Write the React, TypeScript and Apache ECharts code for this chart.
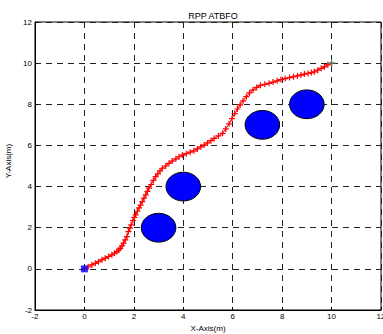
import React, { useEffect, useRef } from "react";
import * as echarts from "echarts";

const xTicks = [-2, 0, 2, 4, 6, 8, 10, 12];
const yTicks = [-2, 0, 2, 4, 6, 8, 10, 12];

const pathX = [
  0, 0.15, 0.3, 0.44, 0.57, 0.71, 0.84, 0.98, 1.11, 1.22, 1.31, 1.39, 1.45, 1.52, 1.58, 1.65, 1.72, 1.78,
  1.84, 1.89, 1.96, 2.02, 2.07, 2.14, 2.21, 2.27, 2.34, 2.41, 2.48, 2.55, 2.61, 2.7, 2.79, 2.88, 2.97,
  3.06, 3.15, 3.29, 3.42, 3.55, 3.7, 3.83, 3.96, 4.12, 4.28, 4.43, 4.57, 4.71, 4.84, 4.98, 5.12, 5.25,
  5.42, 5.59, 5.72, 5.85, 5.97, 6.08, 6.19, 6.3, 6.42, 6.55, 6.68, 6.82, 6.97, 7.12, 7.3, 7.47, 7.63,
  7.8, 7.95, 8.12, 8.3, 8.46, 8.62, 8.76, 8.9, 9.05, 9.18, 9.3, 9.44, 9.58, 9.71, 9.85, 10.0,
];
const pathY = [
  0, 0.09, 0.19, 0.27, 0.35, 0.44, 0.52, 0.6, 0.68, 0.76, 0.84, 0.92, 1.0, 1.12, 1.25, 1.41, 1.57, 1.81,
  1.98, 2.14, 2.35, 2.5, 2.62, 2.8, 2.96, 3.1, 3.27, 3.44, 3.6, 3.77, 3.92, 4.1, 4.3, 4.48, 4.62,
  4.76, 4.89, 5.0, 5.13, 5.24, 5.35, 5.45, 5.53, 5.6, 5.67, 5.74, 5.83, 5.93, 6.02, 6.12, 6.23, 6.34,
  6.46, 6.59, 6.8, 7.05, 7.3, 7.55, 7.77, 7.97, 8.17, 8.37, 8.55, 8.7, 8.82, 8.92, 8.97, 9.02, 9.08,
  9.14, 9.2, 9.25, 9.3, 9.34, 9.38, 9.42, 9.47, 9.5, 9.54, 9.58, 9.66, 9.75, 9.82, 9.92, 10.0,
];

const obstacleX = [3, 4, 7.2, 9];
const obstacleY = [2, 4, 7, 8];
const obstacleR = [0.7, 0.7, 0.7, 0.7];

const startPoint = [0, 0];
const goalPoint = [10, 10];

const PLUS = "path://M2,0H3V2H5V3H3V5H2V3H0V2H2Z";
const STAR =
  "path://M4.3,0H5.7V4.3H10V5.7H5.7V10H4.3V5.7H0V4.3H4.3Z";

export default function App() {
  const ref = useRef<HTMLDivElement>(null);
  useEffect(() => {
    if (!ref.current) return;
    const chart = echarts.init(ref.current, null, { renderer: "svg" });
    const font = "'Liberation Sans', Arial, sans-serif";
    const pathData = pathX.map((x, i) => [x, pathY[i]]);
    const obsData = obstacleX.map((x, i) => [x, obstacleY[i], obstacleR[i]]);
    chart.setOption({
      animation: false,
      backgroundColor: "#fff",
      title: {
        text: "RPP ATBFO",
        left: 208,
        top: 6,
        textAlign: "center",
        textStyle: { fontFamily: font, fontSize: 9, fontWeight: "normal", color: "#000" },
      },
      grid: {
        left: 35,
        right: 2,
        top: 22,
        bottom: 24,
        show: true,
        borderColor: "#000",
        borderWidth: 1,
        backgroundColor: "transparent",
        containLabel: false,
        outerBoundsMode: "none",
      },
      xAxis: {
        type: "value",
        min: xTicks[0],
        max: xTicks[xTicks.length - 1],
        interval: 2,
        name: "X-Axis(m)",
        nameLocation: "middle",
        nameGap: 10,
        nameTextStyle: { fontFamily: font, fontSize: 8, color: "#000" },
        axisLine: { show: true, onZero: false, lineStyle: { color: "#000", width: 1 } },
        axisTick: { show: true, inside: true, length: 3, lineStyle: { color: "#000" } },
        axisLabel: { fontFamily: font, fontSize: 8, color: "#000", margin: 2, hideOverlap: false },
        splitLine: { show: true, lineStyle: { color: "#222", type: [6, 5], width: 1 } },
      },
      yAxis: {
        type: "value",
        min: yTicks[0],
        max: yTicks[yTicks.length - 1],
        interval: 2,
        name: "Y-Axis(m)",
        nameLocation: "middle",
        nameGap: 13,
        nameTextStyle: { fontFamily: font, fontSize: 8, color: "#000", padding: [0, 0, 0, 10] },
        axisLine: { show: true, onZero: false, lineStyle: { color: "#000", width: 1 } },
        axisTick: { show: true, inside: true, length: 3, lineStyle: { color: "#000" } },
        axisLabel: { fontFamily: font, fontSize: 8, color: "#000", margin: 3, hideOverlap: false },
        splitLine: { show: true, lineStyle: { color: "#222", type: [6, 5], width: 1 } },
      },
      series: [
        {
          type: "custom",
          data: obsData,
          z: 2,
          renderItem: (params: any, api: any) => {
            const c = api.coord([api.value(0), api.value(1)]);
            const s = api.size([api.value(2), api.value(2)]);
            return {
              type: "ellipse",
              shape: { cx: c[0], cy: c[1], rx: s[0], ry: s[1] },
              style: { fill: "#0000ff", stroke: "#000", lineWidth: 1 },
            };
          },
        },
        {
          type: "line",
          data: pathData,
          z: 3,
          symbol: PLUS,
          symbolSize: 6,
          showAllSymbol: true,
          lineStyle: { color: "#ff0000", width: 1 },
          itemStyle: { color: "#ff0000" },
        },
        {
          type: "scatter",
          data: [startPoint],
          z: 4,
          symbol: "rect",
          symbolSize: 7,
          itemStyle: { color: "#0000ff" },
        },
        {
          type: "scatter",
          data: [goalPoint],
          z: 5,
          symbol: STAR,
          symbolSize: 8,
          itemStyle: { color: "#20a080" },
        },
      ],
    });
    return () => chart.dispose();
  }, []);
  return <div ref={ref} style={{ width: 383, height: 334, position: "absolute", left: 0, top: 0 }} />;
}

WHAT THE TASK ASKS —
Omit the pictures, then repeat exactly each line from the beginning of the listing through the line with "const yTicks = [-2, 0, 2, 4, 6, 8, 10, 12];".

THE REPLY —
Write the React, TypeScript and Apache ECharts code for this chart.
import React, { useEffect, useRef } from "react";
import * as echarts from "echarts";

const xTicks = [-2, 0, 2, 4, 6, 8, 10, 12];
const yTicks = [-2, 0, 2, 4, 6, 8, 10, 12];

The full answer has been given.